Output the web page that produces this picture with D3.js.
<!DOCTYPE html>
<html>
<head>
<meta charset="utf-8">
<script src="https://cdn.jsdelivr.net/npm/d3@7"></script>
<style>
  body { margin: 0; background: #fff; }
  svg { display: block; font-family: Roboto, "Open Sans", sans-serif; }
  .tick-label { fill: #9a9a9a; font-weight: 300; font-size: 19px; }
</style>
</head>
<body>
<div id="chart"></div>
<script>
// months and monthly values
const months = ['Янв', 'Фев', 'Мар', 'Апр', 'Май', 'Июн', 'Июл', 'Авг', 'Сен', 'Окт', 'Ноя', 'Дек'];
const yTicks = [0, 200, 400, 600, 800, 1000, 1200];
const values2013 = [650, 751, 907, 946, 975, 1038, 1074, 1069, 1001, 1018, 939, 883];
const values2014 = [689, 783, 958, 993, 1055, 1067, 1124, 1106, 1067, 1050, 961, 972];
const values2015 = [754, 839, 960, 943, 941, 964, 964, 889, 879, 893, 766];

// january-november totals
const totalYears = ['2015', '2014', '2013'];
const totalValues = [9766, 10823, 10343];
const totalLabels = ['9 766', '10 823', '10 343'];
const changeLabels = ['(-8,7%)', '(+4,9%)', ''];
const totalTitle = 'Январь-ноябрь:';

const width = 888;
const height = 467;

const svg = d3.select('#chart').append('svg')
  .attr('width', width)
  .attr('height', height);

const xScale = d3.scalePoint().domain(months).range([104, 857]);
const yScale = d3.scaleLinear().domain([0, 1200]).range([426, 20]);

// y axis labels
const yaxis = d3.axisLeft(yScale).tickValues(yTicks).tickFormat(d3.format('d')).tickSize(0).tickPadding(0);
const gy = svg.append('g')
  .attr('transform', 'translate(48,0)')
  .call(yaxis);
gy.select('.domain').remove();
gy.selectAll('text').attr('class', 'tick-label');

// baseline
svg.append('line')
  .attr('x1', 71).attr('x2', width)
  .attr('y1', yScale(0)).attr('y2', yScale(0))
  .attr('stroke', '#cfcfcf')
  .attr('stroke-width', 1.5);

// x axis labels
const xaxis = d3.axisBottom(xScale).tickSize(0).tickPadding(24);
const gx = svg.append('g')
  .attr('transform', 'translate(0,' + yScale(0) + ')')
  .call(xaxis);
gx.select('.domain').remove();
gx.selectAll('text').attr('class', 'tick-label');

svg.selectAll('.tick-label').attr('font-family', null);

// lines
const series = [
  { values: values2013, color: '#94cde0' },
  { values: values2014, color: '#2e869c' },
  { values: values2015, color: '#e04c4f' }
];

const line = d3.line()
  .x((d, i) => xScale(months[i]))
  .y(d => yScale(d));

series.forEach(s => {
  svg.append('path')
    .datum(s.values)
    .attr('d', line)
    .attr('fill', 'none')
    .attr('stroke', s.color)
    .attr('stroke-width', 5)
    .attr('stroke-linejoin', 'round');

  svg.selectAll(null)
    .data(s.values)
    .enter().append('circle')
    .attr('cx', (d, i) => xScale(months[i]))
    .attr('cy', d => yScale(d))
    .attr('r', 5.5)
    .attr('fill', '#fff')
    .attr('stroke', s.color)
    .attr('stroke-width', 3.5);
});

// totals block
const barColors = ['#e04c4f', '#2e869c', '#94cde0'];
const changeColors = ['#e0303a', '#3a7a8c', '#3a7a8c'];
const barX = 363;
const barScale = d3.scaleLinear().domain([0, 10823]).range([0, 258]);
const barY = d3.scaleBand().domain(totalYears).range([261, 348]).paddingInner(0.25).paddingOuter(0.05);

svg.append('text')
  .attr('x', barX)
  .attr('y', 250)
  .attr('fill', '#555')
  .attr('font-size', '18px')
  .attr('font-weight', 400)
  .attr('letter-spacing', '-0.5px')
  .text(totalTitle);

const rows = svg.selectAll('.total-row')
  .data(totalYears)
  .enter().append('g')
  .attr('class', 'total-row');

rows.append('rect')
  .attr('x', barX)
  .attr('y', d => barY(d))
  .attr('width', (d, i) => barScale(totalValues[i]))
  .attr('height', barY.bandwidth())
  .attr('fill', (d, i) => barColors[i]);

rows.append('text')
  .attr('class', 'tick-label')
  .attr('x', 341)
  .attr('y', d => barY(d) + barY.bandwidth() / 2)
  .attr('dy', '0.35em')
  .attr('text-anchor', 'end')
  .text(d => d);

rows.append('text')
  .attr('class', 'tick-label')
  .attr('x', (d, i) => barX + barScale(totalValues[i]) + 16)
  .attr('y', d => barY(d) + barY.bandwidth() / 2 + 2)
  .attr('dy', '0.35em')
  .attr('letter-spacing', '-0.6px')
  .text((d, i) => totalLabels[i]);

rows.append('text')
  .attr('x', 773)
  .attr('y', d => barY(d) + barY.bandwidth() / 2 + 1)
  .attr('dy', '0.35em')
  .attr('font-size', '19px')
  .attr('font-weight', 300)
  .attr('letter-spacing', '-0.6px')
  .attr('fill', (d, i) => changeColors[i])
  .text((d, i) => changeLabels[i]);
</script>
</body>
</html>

## STATED TASK
Return, please, the lines of the data from the first through the line containing "879, 893, 766];", both kept, exactly as they stand and nothing more.

## RESPONSE FOR THIS EXERCISE
Output the web page that produces this picture with D3.js.
<!DOCTYPE html>
<html>
<head>
<meta charset="utf-8">
<script src="https://cdn.jsdelivr.net/npm/d3@7"></script>
<style>
  body { margin: 0; background: #fff; }
  svg { display: block; font-family: Roboto, "Open Sans", sans-serif; }
  .tick-label { fill: #9a9a9a; font-weight: 300; font-size: 19px; }
</style>
</head>
<body>
<div id="chart"></div>
<script>
// months and monthly values
const months = ['Янв', 'Фев', 'Мар', 'Апр', 'Май', 'Июн', 'Июл', 'Авг', 'Сен', 'Окт', 'Ноя', 'Дек'];
const yTicks = [0, 200, 400, 600, 800, 1000, 1200];
const values2013 = [650, 751, 907, 946, 975, 1038, 1074, 1069, 1001, 1018, 939, 883];
const values2014 = [689, 783, 958, 993, 1055, 1067, 1124, 1106, 1067, 1050, 961, 972];
const values2015 = [754, 839, 960, 943, 941, 964, 964, 889, 879, 893, 766];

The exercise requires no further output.